[Fwd: Re: Butler on Spivak (was SZ)]

Katha Pollitt kpollitt at thenation.com
Sun Nov 21 15:47:53 PST 1999


Carrol Cox wrote:
>
> Dennis R Redmond wrote:
>
> > On Sat, 20 Nov 1999, Katha Pollitt wrote:
> >
> > > writing. Butler's just a bad writer --verbose, turgid, jargonistic.[SNIP]
> >
> > So she's a little wordy. Doesn't mean she doesn't have smart things to say
> > or that her ideas are invalid, though. [SNIP]
>
> Mostly on the say-so of posters to this or other maillists I spent a good
> deal of time on Judith Butler. (*Bodies That Matter*, an NLR article,
> her sections of *Feminist Contentions*) And I have never considered
> the charge of "bad writing" to be a legitimate challenge to any writer's
> content. (I see the claim that form and content are inseparable as
> a major 20th c. superstition.

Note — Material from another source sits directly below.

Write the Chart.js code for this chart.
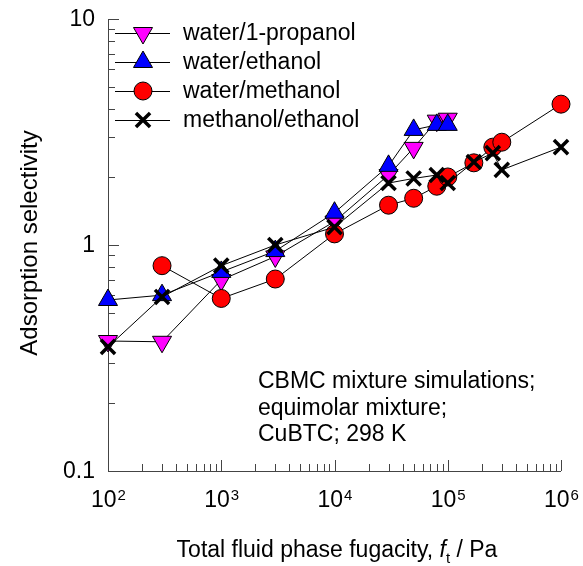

Content is inseparable from *some* form,
> but there may be many forms, including badly written ones, that express
> the same content. To put it another way, unless paraphrase is possible,
> society is impossible.)
>
> Carrol

Carroll, it is Butler herself who resists the notion that her ideas can be paraphrased--not her critics. That is her justification for the way she writes: any other way would not convey her meaning. My question to her would be: so how can anyone, including JB herself,teach or discuss her work? discussion involves paraphrase, unpacking meaning requires using different words than the original ones.

If she would say, heck I know I'm a bad writer, but I still have something to say she would be a much more sympathetic figure! But she is wedded to her style because that is what gives her work its cache-- it becomes the exclusive possession of a small group of initiates.